Nice tutorial.;):thumbup: I use my 6" bladed Cold Steel Voyager XL folder to clean small game as well as fillet' fish, and it does a great job.
 
Man, now I'm wanting a TGLB,,, :eek:


I know, right? Not that I'm lacking for knives...


Thanks. I use a store bought Portuguese Vinho de Alhos (wine and garlic) marinade. Here's one I found online that looks about right. http://www.food.com/recipe/portuguese-marinade-for-pork-beef-or-fish-vinho-de-alhos-480167 Some recipes will use wine, some will use a wine vinegar. I prefer a wine vinegar based marinade (that's what Grandma always used). I let it marinate for three days, then throw them on the grill.


Nice tutorial, thanks. Three days? Wow, that's a long time to marinate. What happens if you shorten it? Is it a flavor or tenderness issue?
 
Resinguy. It's a flavor thing. I like a strong marinade flavor. My family is portuguese and the way they do pork ribs is to marinate them this way (and longer) until the acidity of the vinegar actually cooks the meat, then give it a quick shot on the grill. One day is fine for most folks, the longer marinade just gives it a more traditional portuguese flavor.
 
Basically, go to the rearmost end of the abdomen, pinch the skin, lay the blade flat, cut while pulling up on the membrane. It removes a wide strip of the membrane and since you're pulling up on it, it keeps the blade nice and far away from the guts.
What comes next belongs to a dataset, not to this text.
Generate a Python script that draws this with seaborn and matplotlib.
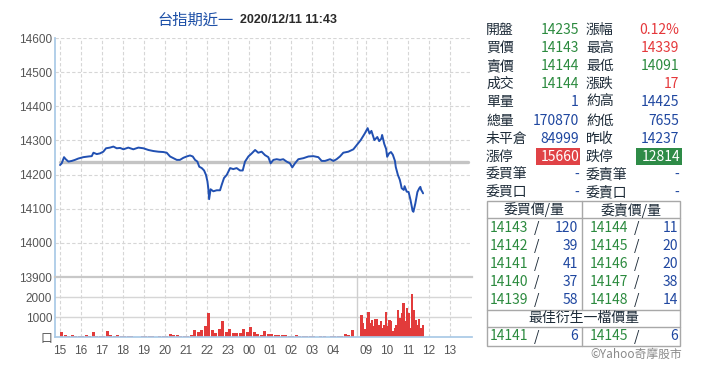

That makes sense, I will try it next time. Thanks for the tip.
 
I actually started doing that because for quite a few years a hatchet was my go-to rabbit cleaning tool and it's damn near impossible (for me anyways) to put a slit in the abdomen without a pointy tip, and since the tip of the blade isn't used it makes no difference how long the blade is. I ended up preferring this method even when using a knife of any size.